## Problem
Below is some material; set it all down exactly, apart from the pictures.
== Dataset extract ==
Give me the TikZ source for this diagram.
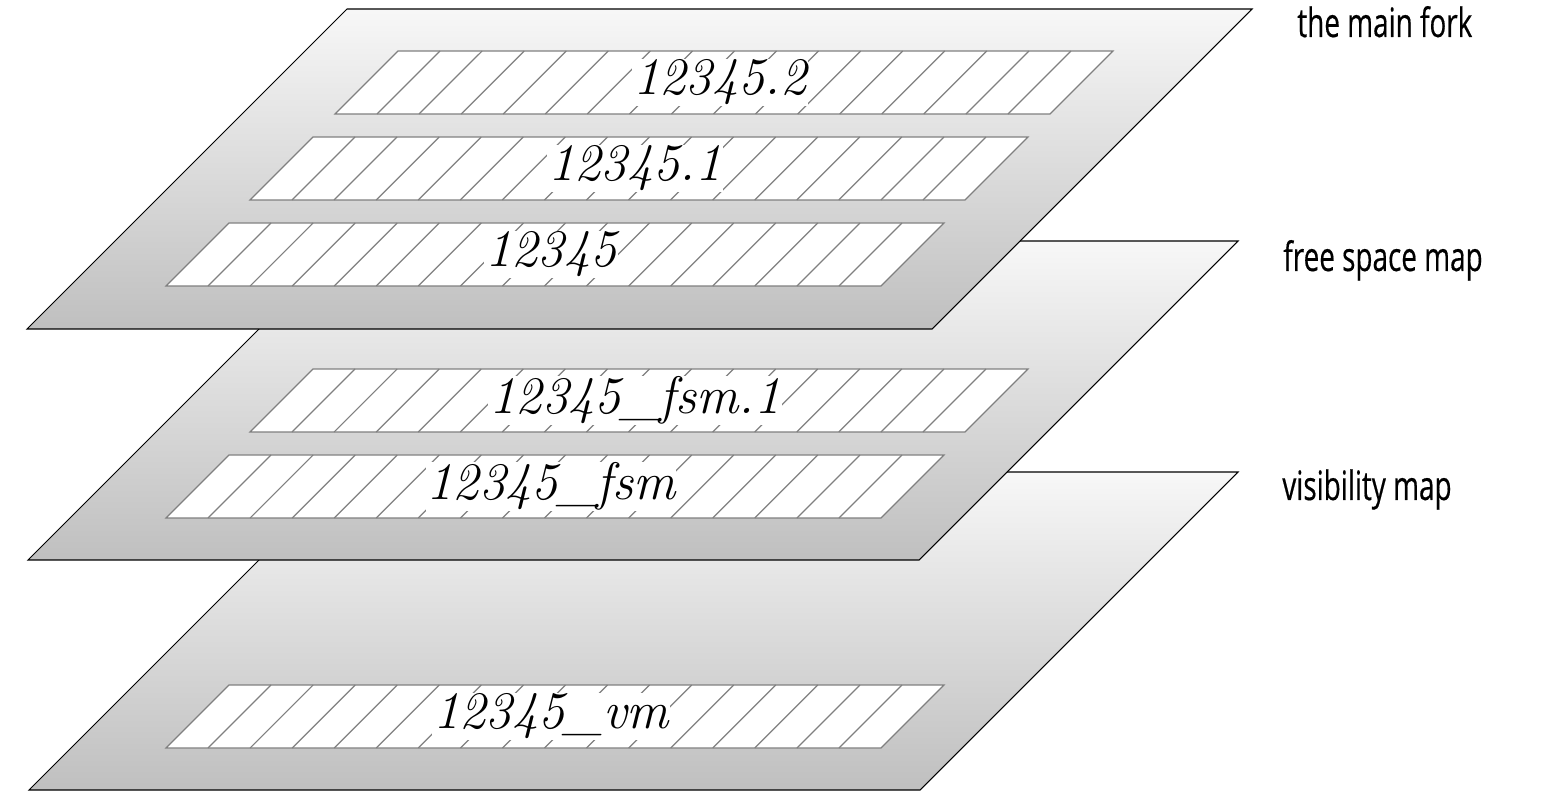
\documentclass[tikz,border=0pt]{standalone}
\usepackage{fontspec}
\newfontfamily\labelfont[FakeStretch=0.69, FakeBold=0.4]{Open Sans}
\tikzset{my_layer/.style={draw=black, line width=0.6pt, top color=black!3, bottom color=black!25}}
\tikzset{my_strip/.style={draw=black!50, fill=white, line width=0.7pt}}
\tikzset{my_hatch/.style={draw=black!50, line width=0.7pt}}
\tikzset{my_file/.style={fill=white, inner sep=0.5pt, font=\itshape\fontsize{30}{30}\selectfont}}
\tikzset{my_label/.style={anchor=base west, inner sep=0pt, font=\labelfont\fontsize{23}{23}\selectfont}}

% #1,#2 = top left corner, #3 = width, #4 = height
\newcommand{\forklayer}[4]{%
  \path[my_layer] (#1,#2) -- ++(#3,0) -- ++(-#4,#4) -- ++(-#3,0) -- cycle;}
% #1,#2 = top left corner, #3 = node name, #4 = file name
\newcommand{\forkstrip}[4]{%
  \path[my_strip] (#1,#2) -- ++(715,0) -- ++(-63,63) -- ++(-715,0) -- cycle;
  \foreach \i in {1,...,16}
    \draw[my_hatch] ({#1+\i*42.06},#2) -- ++(-63,63);
  \node[my_file] (#3) at ({#1+322},{#2+31.5}) {#4};}

\begin{document}
\begin{tikzpicture}[x=0.02cm, y=-0.02cm]
    \useasboundingbox (0,0) rectangle (1556,800);
    %\draw[help lines, step=100] (0,0) grid (1556,800);

    % visibility map
    \forklayer{347}{472}{891}{318}
    \forkstrip{229}{685}{vm}{12345\_vm}

    % free space map
    \forklayer{347}{241}{891}{319}
    \forkstrip{313}{369}{fsm1}{12345\_fsm.1}
    \forkstrip{229}{455}{fsm}{12345\_fsm}

    % main fork
    \forklayer{347}{9}{905}{320}
    \forkstrip{398}{51}{main2}{12345.2}
    \forkstrip{313}{137}{main1}{12345.1}
    \forkstrip{229}{223}{main}{12345}

    \node[my_label] (fork_label) at (1297,37) {the main fork};
    \node[my_label] (fsm_label) at (1283,271) {free space map};
    \node[my_label] (vm_label) at (1282,500) {visibility map};
\end{tikzpicture}
\end{document}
===
## Solution to this problem
Give me the TikZ source for this diagram.
\documentclass[tikz,border=0pt]{standalone}
\usepackage{fontspec}
\newfontfamily\labelfont[FakeStretch=0.69, FakeBold=0.4]{Open Sans}
\tikzset{my_layer/.style={draw=black, line width=0.6pt, top color=black!3, bottom color=black!25}}
\tikzset{my_strip/.style={draw=black!50, fill=white, line width=0.7pt}}
\tikzset{my_hatch/.style={draw=black!50, line width=0.7pt}}
\tikzset{my_file/.style={fill=white, inner sep=0.5pt, font=\itshape\fontsize{30}{30}\selectfont}}
\tikzset{my_label/.style={anchor=base west, inner sep=0pt, font=\labelfont\fontsize{23}{23}\selectfont}}

% #1,#2 = top left corner, #3 = width, #4 = height
\newcommand{\forklayer}[4]{%
  \path[my_layer] (#1,#2) -- ++(#3,0) -- ++(-#4,#4) -- ++(-#3,0) -- cycle;}
% #1,#2 = top left corner, #3 = node name, #4 = file name
\newcommand{\forkstrip}[4]{%
  \path[my_strip] (#1,#2) -- ++(715,0) -- ++(-63,63) -- ++(-715,0) -- cycle;
  \foreach \i in {1,...,16}
    \draw[my_hatch] ({#1+\i*42.06},#2) -- ++(-63,63);
  \node[my_file] (#3) at ({#1+322},{#2+31.5}) {#4};}

\begin{document}
\begin{tikzpicture}[x=0.02cm, y=-0.02cm]
    \useasboundingbox (0,0) rectangle (1556,800);
    %\draw[help lines, step=100] (0,0) grid (1556,800);

    % visibility map
    \forklayer{347}{472}{891}{318}
    \forkstrip{229}{685}{vm}{12345\_vm}

    % free space map
    \forklayer{347}{241}{891}{319}
    \forkstrip{313}{369}{fsm1}{12345\_fsm.1}
    \forkstrip{229}{455}{fsm}{12345\_fsm}

    % main fork
    \forklayer{347}{9}{905}{320}
    \forkstrip{398}{51}{main2}{12345.2}
    \forkstrip{313}{137}{main1}{12345.1}
    \forkstrip{229}{223}{main}{12345}

    \node[my_label] (fork_label) at (1297,37) {the main fork};
    \node[my_label] (fsm_label) at (1283,271) {free space map};
    \node[my_label] (vm_label) at (1282,500) {visibility map};
\end{tikzpicture}
\end{document}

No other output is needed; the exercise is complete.